La majorité des Etats (*) – plus de 130 – se sont réunis aux Nations unies pour démarrer les négociations sur un Traité dont les 5 membres permanents (dit le «P5») – et les autres Etats dotés d’armes nucléaires – ne veulent pas. Déjà cela constitue en soi un changement significatif. Il est extrêmement rare, sinon totalement inédit, que quelque chose puisse être fait aux Nations Unies si le P5 s’y oppose dans sa totalité. On nous avait dit que c’était impossible d’avoir un impact sur quoi que ce soit en opposition à un front uni des « pouvoirs qui comptent ». Or, non seulement nous avons obtenu une pression, mais, encore plus, un dynamisme.

Et tout ceci à travers les « Etats faibles », la société civile, et les organisations internationales, engagées ensemble dans un dialogue interactif, qui a mis en évidence la nature collaborative unique de ces négociations. Les organisations de la société civile, agréées par la conférence, ont été en mesure de faire des interventions sur chacun des sujets discutés par les Etats, et jeudi des experts ont été invités par la Présidente pour engager avec les Etats une discussion informelle sur certains des sujets parmi les plus critiques mis en examen.

Le courage qui a conduit les Etats à négocier ce Traité et l’esprit de collaboration pour s’engager avec des acteurs non-étatiques ont été tous les deux déterminants pour le succès de cette initiative en vue d’interdire les armes nucléaires. Aussi bien le courage que l’esprit de collaboration vont rester des ingrédients essentiels pour finaliser le succès au mois de juillet, ce que la Présidente de la conférence, l’Ambassadrice du Costa Rica, Elayne Whyte Gomez, a affirmé être « un objectif atteignable ».

Sur la base du débat de la semaine dernière, l’Ambassadrice Whyte va préparer un texte « brouillon » pour le Traité, qui sera distribué aux Etats participant à la conférence dans la deuxième moitié du mois de mai, au plus tard début juin. Les négociations vont alors reprendre pendant trois semaines à partir du 15 juin, durant lesquelles les gouvernements vont travailler sur ce texte, dans le but de conclure le Traité pour le 7 juillet.

Il s’agit d’un agenda ambitieux, mais avec la participation de bonne foi des Etats et de la société civile, il est certainement réaliste. Il y a en effet un large consensus sur les interdictions principales et également sur les principes et les finalités du Traité.

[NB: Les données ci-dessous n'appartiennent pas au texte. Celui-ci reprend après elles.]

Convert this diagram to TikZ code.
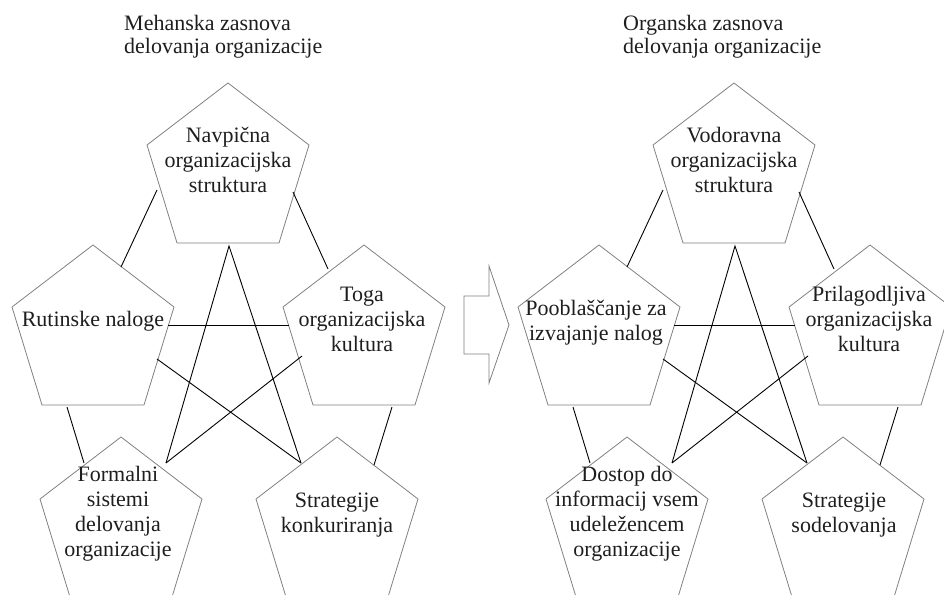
\documentclass[tikz,border=0pt]{standalone}
\usepackage{fontspec}
\setmainfont{Liberation Serif}
\usetikzlibrary{calc}

\definecolor{outline}{RGB}{128,128,128}
\definecolor{ink}{RGB}{30,30,30}

% multi-line nodes sit on the baseline of their last line
\tikzset{
  pentagon/.style={draw=outline, line width=0.8pt, line join=miter},
  link/.style={draw=black, line width=0.9pt},
  ptext/.style={font=\fontsize{22}{25}\selectfont, text=ink, align=center,
                anchor=base, inner sep=0pt},
  title/.style={font=\fontsize{22}{24}\selectfont, text=ink, align=left,
                anchor=base west, inner sep=0pt},
}

% pentagon hanging from its apex coordinate
\newcommand\pentshape[3]{%
  \coordinate (#1) at (#2,#3);
  \draw[pentagon] (#1) -- ++(81,62) -- ++(-30,98) -- ++(-102,0) -- ++(-30,-98) -- cycle;
}

% the five pentagons and the nine links between them
\newcommand\pentframe{%
  \pentshape{T}{228}{83}
  \pentshape{L}{93}{245}
  \pentshape{R}{364}{245}
  \pentshape{BL}{121}{437}
  \pentshape{BR}{337}{437}
  \draw[link] ($(T)+(-71,107)$) -- ($(L)+(28,22)$);
  \draw[link] ($(T)+(65,109)$) -- ($(R)+(-36,24)$);
  \draw[link] ($(BL)+(45,26)$) -- ($(T)+(1,163)$) -- ($(BR)+(-36,26)$);
  \draw[link] ($(L)+(75,80)$) -- ($(R)+(-75,80)$);
  \draw[link] ($(L)+(64,114)$) -- ($(BR)+(-36,26)$);
  \draw[link] ($(R)+(-62,111)$) -- ($(BL)+(45,26)$);
  \draw[link] ($(L)+(-26,162)$) -- ($(BL)+(-37,26)$);
  \draw[link] ($(R)+(28,162)$) -- ($(BR)+(37,28)$);
}

\begin{document}
\begin{tikzpicture}[x=1pt,y=-1pt]
\useasboundingbox (0,0) rectangle (944,594);
\clip (0,0) rectangle (944,594);

% left half
\begin{scope}[name prefix=m-]
  \pentframe
  \node[title] (title) at (124,54) {Mehanska zasnova\\delovanja organizacije};
  \node[ptext] (tT)  at ($(T)+(0,109)$)  {Navpična\\organizacijska\\struktura};
  \node[ptext] (tL)  at ($(L)+(0,81)$)   {Rutinske naloge};
  \node[ptext] (tR)  at ($(R)+(-2,106)$) {Toga\\organizacijska\\kultura};
  \node[ptext] (tBL) at ($(BL)+(-3,119)$) {Formalni\\sistemi\\delovanja\\organizacije};
  \node[ptext] (tBR) at ($(BR)+(0,95)$)  {Strategije\\konkuriranja};
\end{scope}

% block arrow between the halves
\draw[pentagon] (464,296) -- (489,296) -- (489,266) -- (509,325)
  -- (489,383) -- (489,354) -- (464,354) -- cycle;

% right half
\begin{scope}[xshift=506pt, name prefix=o-]
  \pentframe
  \node[ptext] (tT)  at ($(T)+(0,109)$)  {Vodoravna\\organizacijska\\struktura};
  \node[ptext] (tL)  at ($(L)+(-3,95)$)  {Pooblaščanje za\\izvajanje nalog};
  \node[ptext] (tR)  at ($(R)+(-1,106)$) {Prilagodljiva\\organizacijska\\kultura};
  \node[ptext] (tBL) at ($(BL)+(0,119)$) {Dostop do\\informacij vsem\\udeležencem\\organizacije};
  \node[ptext] (tBR) at ($(BR)+(1,95)$)  {Strategije\\sodelovanja};
\end{scope}
\node[title] (o-title) at (623,54) {Organska zasnova\\delovanja organizacije};
\end{tikzpicture}
\end{document}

Les sujets en discussion concernent le fait d’inclure explicitement ou non : l’interdiction de la menace de l’usage ; l'interdiction des essais et du financement ; la meilleure façon de prendre en compte les droits des victimes et des survivants et la réparation de l’environnement ; et encore comment traiter du stockage et des procédures de vérification. Dans les semaines à venir, ce sera important que les gouvernements et les groupes de la société civile travaillent ensemble pour résoudre ces problèmes résiduels.

Entre-temps, l’opposition et la pression des gouvernements qui ont choisi (ou qui ont été sommés) de boycotter ces négociations vont certainement se faire sentir. La stigmatisation des armes nucléaires, qui résulte du processus en cours pour les interdire, est déjà en train d’affecter la perception de la légitimité des positions des Etats concernés. Un Traité final va constituer un obstacle incroyable au maintien continu de ces armes de destruction massive.

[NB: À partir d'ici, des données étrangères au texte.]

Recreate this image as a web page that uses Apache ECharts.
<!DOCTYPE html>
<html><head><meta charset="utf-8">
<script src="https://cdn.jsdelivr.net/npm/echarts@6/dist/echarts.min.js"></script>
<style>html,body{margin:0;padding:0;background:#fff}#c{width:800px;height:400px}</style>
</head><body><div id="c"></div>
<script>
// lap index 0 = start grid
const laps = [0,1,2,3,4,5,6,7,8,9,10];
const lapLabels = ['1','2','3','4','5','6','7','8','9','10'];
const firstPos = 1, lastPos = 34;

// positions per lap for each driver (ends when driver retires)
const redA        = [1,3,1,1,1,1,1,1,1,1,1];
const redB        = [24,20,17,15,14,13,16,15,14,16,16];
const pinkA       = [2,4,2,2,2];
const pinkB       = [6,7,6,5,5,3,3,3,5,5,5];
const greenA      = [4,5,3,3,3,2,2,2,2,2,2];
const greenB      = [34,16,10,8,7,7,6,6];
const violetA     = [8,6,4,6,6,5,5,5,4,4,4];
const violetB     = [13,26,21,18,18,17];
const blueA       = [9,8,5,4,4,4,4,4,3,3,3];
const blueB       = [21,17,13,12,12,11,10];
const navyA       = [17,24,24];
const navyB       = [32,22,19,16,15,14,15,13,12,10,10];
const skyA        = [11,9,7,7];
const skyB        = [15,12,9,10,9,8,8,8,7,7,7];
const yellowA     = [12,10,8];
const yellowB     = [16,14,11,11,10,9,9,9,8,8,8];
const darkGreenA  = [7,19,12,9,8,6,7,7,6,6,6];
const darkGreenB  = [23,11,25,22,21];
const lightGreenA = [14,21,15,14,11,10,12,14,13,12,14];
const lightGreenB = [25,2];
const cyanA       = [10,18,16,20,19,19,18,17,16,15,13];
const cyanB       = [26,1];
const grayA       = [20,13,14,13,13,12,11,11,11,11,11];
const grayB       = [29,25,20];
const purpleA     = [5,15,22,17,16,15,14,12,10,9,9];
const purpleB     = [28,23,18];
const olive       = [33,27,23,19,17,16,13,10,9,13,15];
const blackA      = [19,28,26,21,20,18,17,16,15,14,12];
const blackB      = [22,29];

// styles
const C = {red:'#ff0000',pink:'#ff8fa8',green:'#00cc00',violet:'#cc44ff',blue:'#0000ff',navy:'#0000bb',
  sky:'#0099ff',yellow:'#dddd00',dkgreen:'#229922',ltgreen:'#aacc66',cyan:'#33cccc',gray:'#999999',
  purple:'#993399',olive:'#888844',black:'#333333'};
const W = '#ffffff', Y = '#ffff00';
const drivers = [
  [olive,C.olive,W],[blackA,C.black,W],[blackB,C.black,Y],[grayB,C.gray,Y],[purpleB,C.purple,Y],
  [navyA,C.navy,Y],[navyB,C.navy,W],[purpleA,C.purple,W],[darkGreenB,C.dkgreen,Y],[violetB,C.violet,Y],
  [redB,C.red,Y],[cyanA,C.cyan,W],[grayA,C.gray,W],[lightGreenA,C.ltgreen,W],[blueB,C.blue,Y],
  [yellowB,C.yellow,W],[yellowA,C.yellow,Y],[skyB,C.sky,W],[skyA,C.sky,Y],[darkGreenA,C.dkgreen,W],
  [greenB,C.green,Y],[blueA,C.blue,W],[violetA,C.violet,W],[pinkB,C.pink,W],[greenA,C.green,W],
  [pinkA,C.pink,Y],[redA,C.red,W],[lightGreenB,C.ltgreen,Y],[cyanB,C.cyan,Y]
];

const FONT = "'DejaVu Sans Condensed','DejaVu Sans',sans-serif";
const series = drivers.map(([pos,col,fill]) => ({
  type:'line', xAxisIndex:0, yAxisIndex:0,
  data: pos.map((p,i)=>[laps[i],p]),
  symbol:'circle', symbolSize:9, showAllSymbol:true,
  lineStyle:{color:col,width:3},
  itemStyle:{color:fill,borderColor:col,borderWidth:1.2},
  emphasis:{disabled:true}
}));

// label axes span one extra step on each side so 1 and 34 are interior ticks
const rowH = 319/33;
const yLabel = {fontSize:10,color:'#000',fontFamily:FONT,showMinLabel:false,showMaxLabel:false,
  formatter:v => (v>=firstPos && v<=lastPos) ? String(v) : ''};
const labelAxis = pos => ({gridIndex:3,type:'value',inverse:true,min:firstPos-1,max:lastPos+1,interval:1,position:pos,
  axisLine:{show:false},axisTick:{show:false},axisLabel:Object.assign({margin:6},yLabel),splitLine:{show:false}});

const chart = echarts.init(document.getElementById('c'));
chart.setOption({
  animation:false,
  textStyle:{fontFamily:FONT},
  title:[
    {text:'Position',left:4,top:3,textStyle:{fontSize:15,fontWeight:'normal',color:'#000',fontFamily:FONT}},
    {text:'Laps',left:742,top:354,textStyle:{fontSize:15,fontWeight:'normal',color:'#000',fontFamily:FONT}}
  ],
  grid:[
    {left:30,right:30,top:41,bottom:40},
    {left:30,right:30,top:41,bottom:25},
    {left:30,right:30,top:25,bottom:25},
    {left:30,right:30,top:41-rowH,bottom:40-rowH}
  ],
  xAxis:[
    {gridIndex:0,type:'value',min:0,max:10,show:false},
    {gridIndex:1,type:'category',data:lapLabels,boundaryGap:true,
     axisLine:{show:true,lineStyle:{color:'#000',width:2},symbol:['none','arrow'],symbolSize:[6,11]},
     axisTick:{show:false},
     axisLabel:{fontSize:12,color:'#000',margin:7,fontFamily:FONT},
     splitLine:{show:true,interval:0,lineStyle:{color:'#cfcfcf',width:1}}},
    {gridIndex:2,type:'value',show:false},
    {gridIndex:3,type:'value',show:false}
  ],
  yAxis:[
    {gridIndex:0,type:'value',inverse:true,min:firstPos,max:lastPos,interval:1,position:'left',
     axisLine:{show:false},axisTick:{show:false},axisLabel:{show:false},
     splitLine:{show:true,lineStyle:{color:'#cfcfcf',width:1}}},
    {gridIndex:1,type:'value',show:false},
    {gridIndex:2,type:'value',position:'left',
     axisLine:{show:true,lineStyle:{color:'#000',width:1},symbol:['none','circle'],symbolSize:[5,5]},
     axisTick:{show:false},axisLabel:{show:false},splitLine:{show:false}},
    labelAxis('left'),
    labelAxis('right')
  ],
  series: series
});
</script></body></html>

Mais les Etats qui s’opposent à ce Traité et au changement que celui-ci représente ne pourront pas bloquer l’adoption de ce Traité ni son entrée en vigueur. Le courage et l’esprit de collaboration seront les clefs pour résister à la pression à venir.

Comme nous l’avons dit à plusieurs reprises, le Traité d’interdiction des armes nucléaires n’est pas une fin en soi. Il sera un catalyseur pour le changement, comme cela a déjà été le cas pour le processus de sa négociation. Il y a beaucoup de travail à faire devant nous, et, une fois que ce Traité sera bien établi, il y aura encore plus de travail pour finaliser son entrée en vigueur, le faire signer et ratifier, et naturellement pour atteindre le but global du désarmement nucléaire et d’un monde libéré des armes nucléaires. Mais ce que nous avons vu jusqu’à présent devrait nous donner le grand espoir que cela est possible, et que le processus conduisant à l’interdiction des armes nucléaires produira un changement encore plus grand pour concevoir comment les choses peuvent être et seront faites dans les relations internationales.

(*) Pour une liste commentée des Etats des Nations Unis avec leur prise de position sur un Traité d’interdiction des armes nucléaires, on peut voir au lien : http://www.icanw.org/why-a-ban/positions/ -132 Etats ont participé à la session 27-31 mars 2017 dont 13 européens.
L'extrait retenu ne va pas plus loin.